[GIVEN ENTRIES]:

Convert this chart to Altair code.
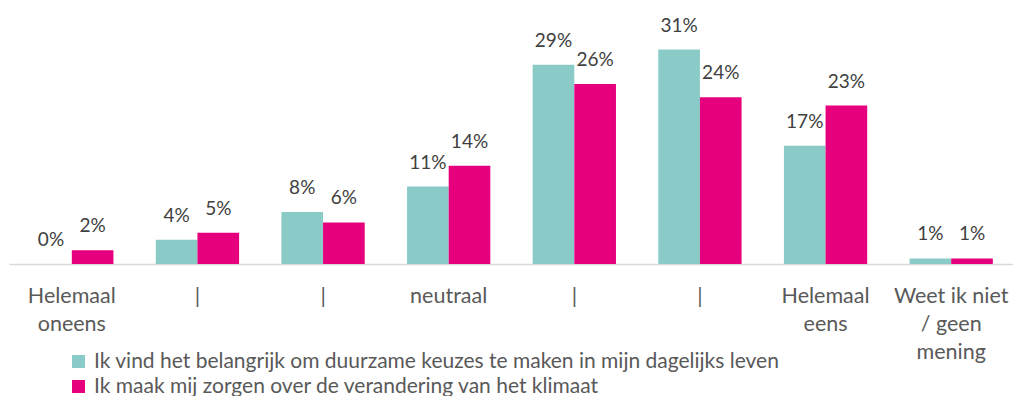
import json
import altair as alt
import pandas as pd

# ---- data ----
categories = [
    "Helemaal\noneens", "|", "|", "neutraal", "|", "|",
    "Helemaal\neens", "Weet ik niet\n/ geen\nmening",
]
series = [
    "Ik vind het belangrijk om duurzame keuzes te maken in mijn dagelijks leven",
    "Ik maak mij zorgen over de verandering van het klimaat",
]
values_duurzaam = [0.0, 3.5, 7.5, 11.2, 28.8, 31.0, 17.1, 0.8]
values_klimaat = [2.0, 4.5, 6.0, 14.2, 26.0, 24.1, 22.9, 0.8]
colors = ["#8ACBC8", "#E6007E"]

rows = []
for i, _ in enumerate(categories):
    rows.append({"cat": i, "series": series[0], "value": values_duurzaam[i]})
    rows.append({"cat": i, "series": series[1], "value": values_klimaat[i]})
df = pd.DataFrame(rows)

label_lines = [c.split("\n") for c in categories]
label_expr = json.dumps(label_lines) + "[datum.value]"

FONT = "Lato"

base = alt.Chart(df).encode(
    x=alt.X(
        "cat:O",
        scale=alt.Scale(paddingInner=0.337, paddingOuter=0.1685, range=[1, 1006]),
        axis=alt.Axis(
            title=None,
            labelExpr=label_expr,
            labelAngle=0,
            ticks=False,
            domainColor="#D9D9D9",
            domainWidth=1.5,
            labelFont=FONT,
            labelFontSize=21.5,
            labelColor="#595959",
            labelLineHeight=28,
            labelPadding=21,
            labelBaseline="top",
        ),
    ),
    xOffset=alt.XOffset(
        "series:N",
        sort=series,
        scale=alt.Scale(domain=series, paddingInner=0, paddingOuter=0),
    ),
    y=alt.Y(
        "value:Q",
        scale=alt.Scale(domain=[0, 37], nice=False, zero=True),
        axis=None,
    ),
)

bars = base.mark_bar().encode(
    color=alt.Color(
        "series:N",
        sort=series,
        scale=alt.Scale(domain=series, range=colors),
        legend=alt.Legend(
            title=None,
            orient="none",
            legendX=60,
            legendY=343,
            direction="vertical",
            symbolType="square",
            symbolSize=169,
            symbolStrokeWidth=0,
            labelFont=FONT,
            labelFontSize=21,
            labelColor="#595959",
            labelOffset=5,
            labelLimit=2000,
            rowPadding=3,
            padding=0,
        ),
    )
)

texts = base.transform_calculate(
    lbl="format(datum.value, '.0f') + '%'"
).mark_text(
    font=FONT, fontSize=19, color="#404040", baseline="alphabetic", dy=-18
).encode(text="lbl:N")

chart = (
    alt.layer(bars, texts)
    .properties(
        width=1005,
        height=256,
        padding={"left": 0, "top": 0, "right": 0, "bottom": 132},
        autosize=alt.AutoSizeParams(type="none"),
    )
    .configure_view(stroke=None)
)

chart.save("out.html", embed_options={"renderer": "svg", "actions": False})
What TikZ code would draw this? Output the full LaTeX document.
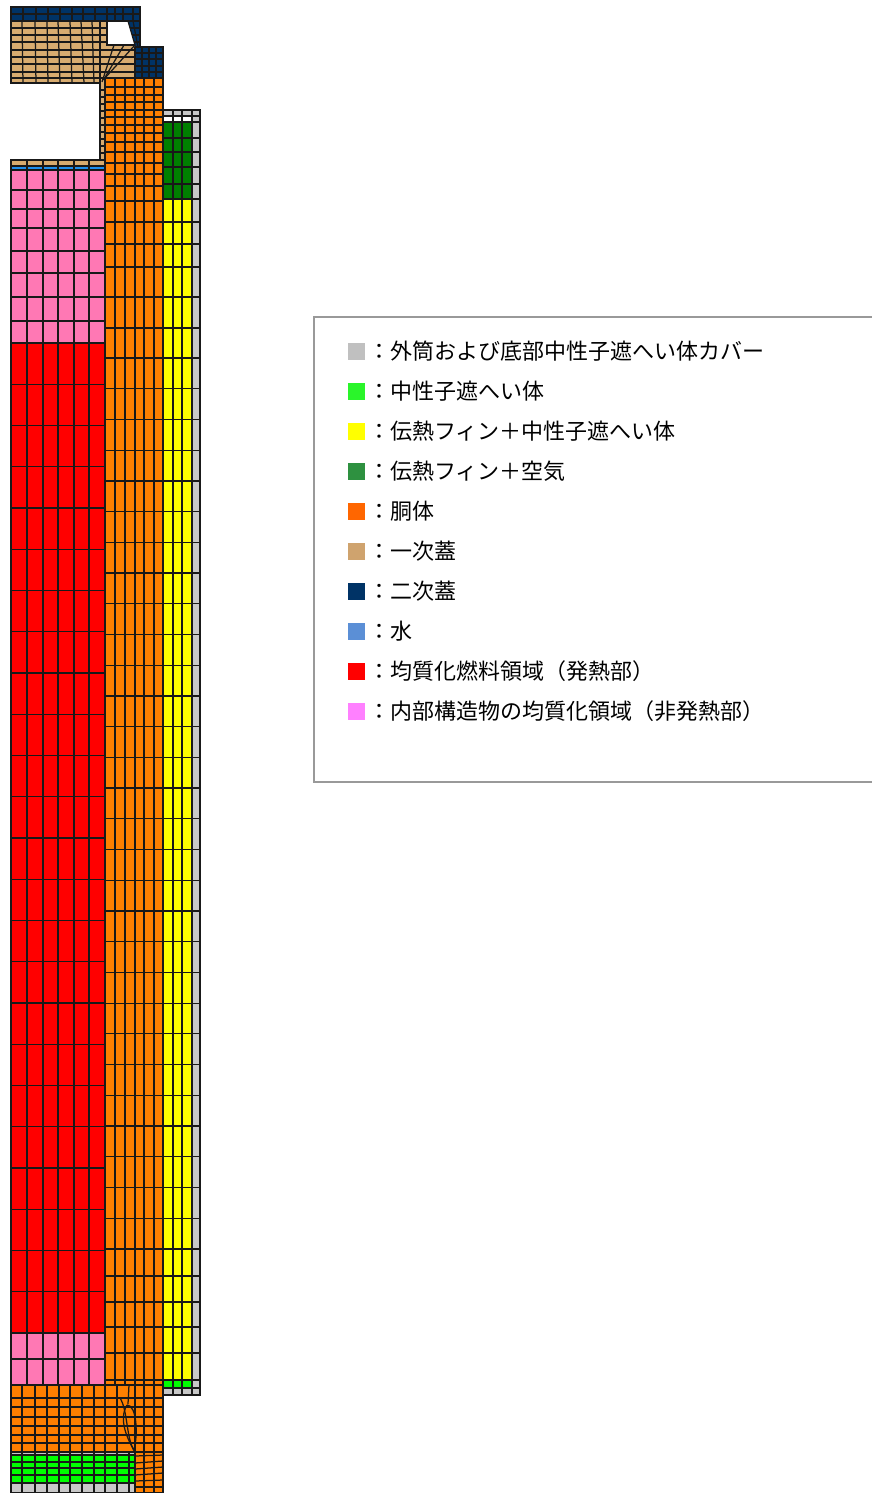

[WHAT NEEDS TO BE DONE]: Check each line above for the word "this" and copy the ones that have it.

[PROBLEM SOLUTION]:
Convert this chart to Altair code.
What TikZ code would draw this? Output the full LaTeX document.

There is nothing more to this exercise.